Although the FDA has the statutory authority to ensure the “safety and effectiveness” of medical devices, it has expansively interpreted the term “safety” to encompass considerations of how consumers might use test results provided by purely informative devices. This Note argues that courts should not give the FDA deference on its broad interpretation of “safety” in restricting home-testing devices. It documents the evolution of the expertise-based rationale for judicial deference, noting that courts typically provide scientific agencies, including the FDA, “super deference” because of the complicated nature of their work. Ultimately, courts should not defer to the FDA’s interpretation of “safety” because it did not use its scientific expertise when it considered how consumers might react to HIV home-testing and DTC genetic testing results. Further, the FDA should not have the authority to make decisions based on its view of “safety” because it should not have the power to make value judgments for consumers about whether they should seek their personal medical information.

The Class is Greener on the Other Side: How Private Donations to Public Schools Play into Fair Funding
Abigail Margaret Frisch
PDF

It has been observed that forays into public education finance resemble Russian novels-“long, tedious, and everybody dies in the end.” On any given day, dozens of news stories describe schools nationwide struggling to make ends meet. And, just as “each unhappy family is unhappy in its own way,” each underfunded school is underfunded in its own complicated way. Funding for public education comes from many places, chief among them local property taxes, at least historically. States-which bear primary responsibility for administering their education systems-and private litigants have struggled for over sixty years to produce funding formulas that weaken the link between a community’s wealth, as measured by property taxes, and the quality of its education.

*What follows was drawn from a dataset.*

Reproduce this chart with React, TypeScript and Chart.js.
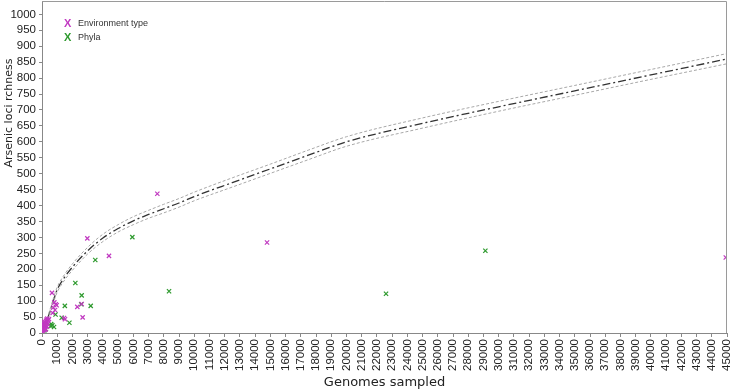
import React, { useEffect, useRef } from "react";
import { Chart, registerables } from "chart.js";

Chart.register(...registerables);

const xTickValues = Array.from({ length: 46 }, (_, i) => i * 1000);
const yTickValues = Array.from({ length: 21 }, (_, i) => i * 50);

const curveX = [0, 100, 250, 500, 750, 1000, 1500, 2000, 3000, 4000, 5000, 6000, 7000, 8000, 9000, 10000, 12500, 15000, 17500, 20000, 25000, 30000, 35000, 40000, 45000];
const curveMid = [0, 12, 32, 64, 102, 136, 176, 207, 258, 298, 328, 352, 372, 390, 408, 428, 472, 515, 558, 600, 658, 710, 760, 810, 860];
const curveUpper = [0, 14, 36, 70, 109, 144, 185, 217, 269, 310, 340, 365, 385, 404, 422, 442, 487, 530, 574, 616, 675, 727, 777, 827, 877];
const curveLower = [0, 10, 28, 58, 95, 128, 167, 197, 248, 287, 317, 340, 360, 377, 395, 415, 458, 501, 544, 586, 643, 696, 746, 796, 845];

const envX = [7576, 2978, 4400, 14783, 44920, 657, 810, 965, 745, 855, 700, 900, 2320, 2606, 2670, 1445, 1511, 20, 40, 60, 80, 100, 120, 140, 160, 180, 200, 220, 240, 260, 280, 300, 320, 350, 380, 420, 460, 100, 150, 200, 50, 250, 330, 60, 30];
const envY = [437, 297, 242, 284, 237, 126, 96, 87, 80, 72, 63, 90, 82, 91, 49, 47, 43, 3, 8, 5, 12, 18, 10, 22, 15, 28, 20, 33, 25, 38, 30, 42, 35, 45, 28, 40, 44, 30, 35, 10, 15, 12, 20, 25, 10];

const phylaX = [5935, 3500, 2190, 2606, 3200, 1500, 8345, 22600, 29126, 1800, 1294, 890, 790, 680, 571, 250, 2580, 600, 150];
const phylaY = [301, 229, 157, 118, 85, 85, 131, 123, 258, 32, 48, 58, 19, 24, 22, 12, 90, 28, 8];

const legendItems = ["Environment type", "Phyla"];
const yTitle = "Arsenic loci rchness";
const envColor = "#c13ac1";
const phylaColor = "#2e9a2e";

const toPts = (xs: number[], ys: number[]) => xs.map((x, i) => ({ x, y: ys[i] }));

export default function App() {
  const ref = useRef<HTMLCanvasElement | null>(null);
  useEffect(() => {
    if (!ref.current) return;
    const framePlugin = {
      id: "frame",
      afterDraw(chart: any) {
        const { ctx, chartArea } = chart;
        ctx.save();
        ctx.strokeStyle = "#9a9a9a";
        ctx.lineWidth = 1;
        ctx.beginPath();
        ctx.moveTo(chartArea.left, chartArea.top + 0.5);
        ctx.lineTo(chartArea.right - 0.5, chartArea.top + 0.5);
        ctx.lineTo(chartArea.right - 0.5, chartArea.bottom);
        ctx.stroke();
        const colors = [envColor, phylaColor];
        legendItems.forEach((label, i) => {
          const y = 24 + i * 14;
          ctx.fillStyle = colors[i];
          ctx.font = "bold 11px 'Liberation Sans', Arial, sans-serif";
          ctx.textBaseline = "middle";
          ctx.textAlign = "left";
          ctx.fillText("X", 64, y);
          ctx.fillStyle = "#333";
          ctx.font = "9px 'Liberation Sans', Arial, sans-serif";
          ctx.fillText(label, 78, y);
        });
        // y axis title
        ctx.translate(9, 113);
        ctx.rotate(-Math.PI / 2);
        ctx.fillStyle = "#222";
        ctx.font = "11px 'DejaVu Sans', Verdana, sans-serif";
        ctx.textAlign = "center";
        ctx.textBaseline = "middle";
        ctx.fillText(yTitle, 0, 0);
        ctx.restore();
      },
    };
    const chart = new Chart(ref.current, {
      type: "scatter",
      data: {
        datasets: [
          {
            label: "Environment type",
            data: toPts(envX, envY),
            pointStyle: "crossRot",
            pointRadius: 3,
            borderColor: envColor,
            backgroundColor: envColor,
            borderWidth: 1.2,
            showLine: false,
          },
          {
            label: "Phyla",
            data: toPts(phylaX, phylaY),
            pointStyle: "crossRot",
            pointRadius: 3,
            borderColor: phylaColor,
            backgroundColor: phylaColor,
            borderWidth: 1.2,
            showLine: false,
          },
          {
            label: "upper",
            data: toPts(curveX, curveUpper),
            showLine: true,
            pointRadius: 0,
            borderColor: "#a8a8a8",
            borderWidth: 1,
            borderDash: [3, 2],
            cubicInterpolationMode: "monotone",
          },
          {
            label: "lower",
            data: toPts(curveX, curveLower),
            showLine: true,
            pointRadius: 0,
            borderColor: "#a8a8a8",
            borderWidth: 1,
            borderDash: [3, 2],
            cubicInterpolationMode: "monotone",
          },
          {
            label: "mean",
            data: toPts(curveX, curveMid),
            showLine: true,
            pointRadius: 0,
            borderColor: "#333333",
            borderWidth: 1.3,
            borderDash: [8, 3, 2, 3],
            cubicInterpolationMode: "monotone",
          },
        ],
      },
      options: {
        animation: false,
        responsive: false,
        maintainAspectRatio: false,
        layout: { autoPadding: false, padding: { top: 1, right: 3, left: 0, bottom: 0 } },
        plugins: { legend: { display: false }, tooltip: { enabled: false } },
        scales: {
          x: {
            type: "linear",
            min: 0,
            max: 45000,
            afterBuildTicks: (scale: any) => {
              scale.ticks = xTickValues.map((v) => ({ value: v }));
            },
            afterFit: (scale: any) => {
              scale.height = 57;
              scale.paddingLeft = 0;
              scale.paddingRight = 0;
            },
            ticks: {
              autoSkip: false,
              minRotation: 90,
              maxRotation: 90,
              padding: 2,
              color: "#222",
              font: { family: "'Liberation Sans', Arial, sans-serif", size: 11.5 },
              callback: (v: any) => String(v),
            },
            grid: { drawOnChartArea: false, drawTicks: true, tickLength: 4, color: "#888" },
            border: { display: true, color: "#888" },
            title: {
              display: true,
              text: "Genomes sampled",
              color: "#222",
              padding: { top: 0, bottom: 0 },
              font: { family: "'DejaVu Sans', Verdana, sans-serif", size: 13 },
            },
          },
          y: {
            type: "linear",
            min: 0,
            max: 1042,
            afterBuildTicks: (scale: any) => {
              scale.ticks = yTickValues.map((v) => ({ value: v }));
            },
            afterFit: (scale: any) => {
              scale.width = 42;
              scale.paddingTop = 0;
              scale.paddingBottom = 0;
            },
            ticks: {
              autoSkip: false,
              padding: 3,
              color: "#222",
              font: { family: "'Liberation Sans', Arial, sans-serif", size: 11.5, lineHeight: 1 },
              callback: (v: any) => String(v),
            },
            grid: { drawOnChartArea: false, drawTicks: true, tickLength: 3, color: "#888" },
            border: { display: true, color: "#888" },
            title: { display: false },
          },
        },
      },
      plugins: [framePlugin],
    } as any);
    return () => chart.destroy();
  }, []);
  return (
    <div style={{ position: "fixed", left: 0, top: 0, width: 730, height: 390, background: "#fff" }}>
      <canvas ref={ref} width={730} height={390} style={{ width: 730, height: 390 }} />
    </div>
  );
}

Alongside that trend to develop more equitable public funding, another trend began to emerge, in the form of increased public school reliance on sophisticated private fundraising organizations. Studies show that these organizations are unequally distributed along socioeconomic lines, leading many to conclude that they foster exactly the sort of inequitable public school resources that states have been trying to stifle. Although there is not enough data to claim that this disrupts equitable funding efforts statewide or nationwide, these organizations continue to grow rapidly, and the existing anecdotal evidence of neighboring schools with dramatically different resources is troubling. Calls to prohibit such private donations are also troubling, however, as these donations are well intended and provide schools with necessary resources and community support.

Currently, no state-level regulations exist to provide guidance for how private donations might equitably exist within a publicly funded school system. This Note argues that it is time for state legislators to break this silence and proactively determine a statewide protocol for private donations that comports with their state’s mission to provide a high quality public education to children from all socioeconomic backgrounds. In doing so, this Note emphasizes that it is critical to avoid characterizing private donations as inherently good or inherently bad because solutions permitting unlimited private donations are as undesirable as solutions that completely eliminate them. State legislators are equipped to find an appropriate point on that spectrum, one which protects the valuable goal of providing public education to all children equitably but does not discourage the valuable benefits of local community support for public education.